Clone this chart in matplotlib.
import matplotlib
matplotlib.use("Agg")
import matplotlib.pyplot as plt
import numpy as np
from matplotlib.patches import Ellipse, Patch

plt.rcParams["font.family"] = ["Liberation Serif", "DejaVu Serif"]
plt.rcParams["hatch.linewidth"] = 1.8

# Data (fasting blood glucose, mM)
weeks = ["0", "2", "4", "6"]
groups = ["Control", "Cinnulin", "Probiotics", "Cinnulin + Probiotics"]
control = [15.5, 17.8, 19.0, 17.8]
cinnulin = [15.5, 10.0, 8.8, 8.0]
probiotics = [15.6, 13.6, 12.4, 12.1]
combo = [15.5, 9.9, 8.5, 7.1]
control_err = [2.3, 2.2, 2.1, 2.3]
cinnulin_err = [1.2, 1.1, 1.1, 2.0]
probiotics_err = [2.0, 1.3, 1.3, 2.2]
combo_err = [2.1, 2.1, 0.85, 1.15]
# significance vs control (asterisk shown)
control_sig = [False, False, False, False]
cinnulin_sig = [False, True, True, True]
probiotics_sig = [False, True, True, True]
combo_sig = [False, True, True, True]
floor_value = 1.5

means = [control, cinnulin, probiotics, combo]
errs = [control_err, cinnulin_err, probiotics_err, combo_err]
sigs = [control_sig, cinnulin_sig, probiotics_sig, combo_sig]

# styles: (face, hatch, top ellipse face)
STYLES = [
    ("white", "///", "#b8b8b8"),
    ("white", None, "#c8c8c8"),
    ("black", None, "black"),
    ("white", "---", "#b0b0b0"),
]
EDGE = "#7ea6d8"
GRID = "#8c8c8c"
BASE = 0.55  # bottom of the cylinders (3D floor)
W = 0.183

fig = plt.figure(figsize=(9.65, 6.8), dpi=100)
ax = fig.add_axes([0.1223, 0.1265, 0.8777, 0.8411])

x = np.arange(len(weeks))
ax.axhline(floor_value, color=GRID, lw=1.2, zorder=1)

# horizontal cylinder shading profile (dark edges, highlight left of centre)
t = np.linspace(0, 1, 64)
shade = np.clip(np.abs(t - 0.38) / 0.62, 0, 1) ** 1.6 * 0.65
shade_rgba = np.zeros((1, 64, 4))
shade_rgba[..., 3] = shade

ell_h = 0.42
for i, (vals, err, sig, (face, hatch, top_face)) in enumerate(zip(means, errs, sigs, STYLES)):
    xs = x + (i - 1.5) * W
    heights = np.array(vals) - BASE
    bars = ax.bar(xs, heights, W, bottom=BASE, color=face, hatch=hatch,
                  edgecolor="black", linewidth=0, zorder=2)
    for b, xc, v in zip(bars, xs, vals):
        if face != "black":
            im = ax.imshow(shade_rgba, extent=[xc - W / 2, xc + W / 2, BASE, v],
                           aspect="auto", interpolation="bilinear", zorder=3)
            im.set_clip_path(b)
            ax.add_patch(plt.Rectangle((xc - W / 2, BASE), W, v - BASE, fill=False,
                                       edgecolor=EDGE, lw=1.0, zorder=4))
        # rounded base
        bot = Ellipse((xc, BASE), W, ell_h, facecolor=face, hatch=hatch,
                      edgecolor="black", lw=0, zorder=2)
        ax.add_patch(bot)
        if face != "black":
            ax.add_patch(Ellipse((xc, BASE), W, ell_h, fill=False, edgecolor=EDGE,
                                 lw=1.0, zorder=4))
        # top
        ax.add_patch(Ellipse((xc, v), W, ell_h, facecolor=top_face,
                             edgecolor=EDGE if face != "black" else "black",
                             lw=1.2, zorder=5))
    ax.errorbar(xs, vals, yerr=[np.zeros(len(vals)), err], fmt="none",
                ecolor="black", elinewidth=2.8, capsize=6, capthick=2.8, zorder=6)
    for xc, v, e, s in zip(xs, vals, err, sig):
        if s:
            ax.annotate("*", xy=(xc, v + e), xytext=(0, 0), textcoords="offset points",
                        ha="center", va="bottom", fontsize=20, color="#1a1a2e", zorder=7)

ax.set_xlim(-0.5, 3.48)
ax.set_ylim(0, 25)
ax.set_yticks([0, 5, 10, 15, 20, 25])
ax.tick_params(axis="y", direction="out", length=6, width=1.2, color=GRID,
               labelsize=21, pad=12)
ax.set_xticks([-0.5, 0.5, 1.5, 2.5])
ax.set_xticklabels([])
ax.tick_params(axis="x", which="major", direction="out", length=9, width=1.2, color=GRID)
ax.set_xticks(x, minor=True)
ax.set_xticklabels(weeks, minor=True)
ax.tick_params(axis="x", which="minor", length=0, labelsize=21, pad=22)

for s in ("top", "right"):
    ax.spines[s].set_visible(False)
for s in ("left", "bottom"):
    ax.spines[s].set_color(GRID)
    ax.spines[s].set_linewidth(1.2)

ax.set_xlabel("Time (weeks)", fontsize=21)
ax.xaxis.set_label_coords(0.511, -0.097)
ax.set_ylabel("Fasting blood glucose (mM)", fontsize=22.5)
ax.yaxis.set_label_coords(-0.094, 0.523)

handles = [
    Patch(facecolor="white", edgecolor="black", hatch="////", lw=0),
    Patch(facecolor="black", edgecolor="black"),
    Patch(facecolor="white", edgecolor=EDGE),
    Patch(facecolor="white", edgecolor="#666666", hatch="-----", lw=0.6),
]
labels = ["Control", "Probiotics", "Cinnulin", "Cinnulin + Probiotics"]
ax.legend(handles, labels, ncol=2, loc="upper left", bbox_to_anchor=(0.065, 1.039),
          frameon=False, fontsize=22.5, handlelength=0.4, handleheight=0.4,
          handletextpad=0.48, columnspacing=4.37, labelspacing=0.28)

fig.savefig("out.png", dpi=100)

_ _ _ _

TASK: Only the lines from the first line of the material above through the line that contains "sigs = [control_sig, cinnulin_sig, probiotics_sig, combo_sig]" should be quoted, each one exactly.

COMPLETE RESPONSE:
Clone this chart in matplotlib.
import matplotlib
matplotlib.use("Agg")
import matplotlib.pyplot as plt
import numpy as np
from matplotlib.patches import Ellipse, Patch

plt.rcParams["font.family"] = ["Liberation Serif", "DejaVu Serif"]
plt.rcParams["hatch.linewidth"] = 1.8

# Data (fasting blood glucose, mM)
weeks = ["0", "2", "4", "6"]
groups = ["Control", "Cinnulin", "Probiotics", "Cinnulin + Probiotics"]
control = [15.5, 17.8, 19.0, 17.8]
cinnulin = [15.5, 10.0, 8.8, 8.0]
probiotics = [15.6, 13.6, 12.4, 12.1]
combo = [15.5, 9.9, 8.5, 7.1]
control_err = [2.3, 2.2, 2.1, 2.3]
cinnulin_err = [1.2, 1.1, 1.1, 2.0]
probiotics_err = [2.0, 1.3, 1.3, 2.2]
combo_err = [2.1, 2.1, 0.85, 1.15]
# significance vs control (asterisk shown)
control_sig = [False, False, False, False]
cinnulin_sig = [False, True, True, True]
probiotics_sig = [False, True, True, True]
combo_sig = [False, True, True, True]
floor_value = 1.5

means = [control, cinnulin, probiotics, combo]
errs = [control_err, cinnulin_err, probiotics_err, combo_err]
sigs = [control_sig, cinnulin_sig, probiotics_sig, combo_sig]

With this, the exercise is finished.